Is there a way to change my original _use_system_lib to use the --define instead of --action_env then I wouldn't need the context I think? I could of course make a million different --define=use_syslib_pcre=true --define=use_syslib_swig=true etc but that seems tedious

I found a cleaner way to deal with most of the license files. A blank filegroup worked to define the target that just doesn't do anything. This works for most of the targets since they are eg "@gif_archive//:COPYING",. But it fails for "@grpc//third_party/nanopb:LICENSE.txt", since the swapping only makes a single top level BUILD file so i cant match on the lower dirs inside grpc//third_party/nanobp so I still need the if_not_use_system_lib() to handle those more awkward ones.

filegroup(
    name = "COPYING",
    visibility = ["//visibility:public"],
)
gonzojive commented 1 year ago

I asked about this on https://stackoverflow.com/questions/75127243/how-can-i-optionally-override-repository-dependencies-in-bazel/75127299#75127299 and was directed here.
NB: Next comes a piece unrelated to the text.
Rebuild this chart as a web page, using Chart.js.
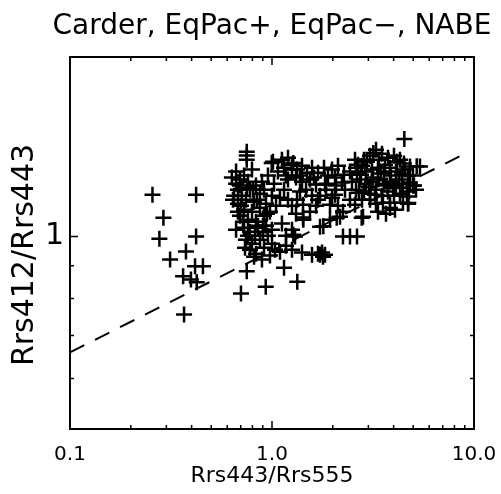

What about the possibility of an "optional load" function that can be used in a WORKSPACE.bazel file. Pseudo code:

if load_if_exists(":local_workspace.bzl", "install_overrides"):
  install_overrides()
github-actions[bot] commented 5 months ago

Thank you for contributing to the Bazel repository! This issue has been marked as stale since it has not had any activity in the last 1+ years. It will be closed in the next 90 days unless any other activity occurs. If you think this issue is still relevant and should stay open, please post any comment here and the issue will no longer be marked as stale.

meisterT commented 2 months ago

@meteorcloudy, what is the status of this with bzlmod?

meteorcloudy commented 2 months ago

This is about build switch between system dependencies and fetched dependencies, still an issue with Bzlmod.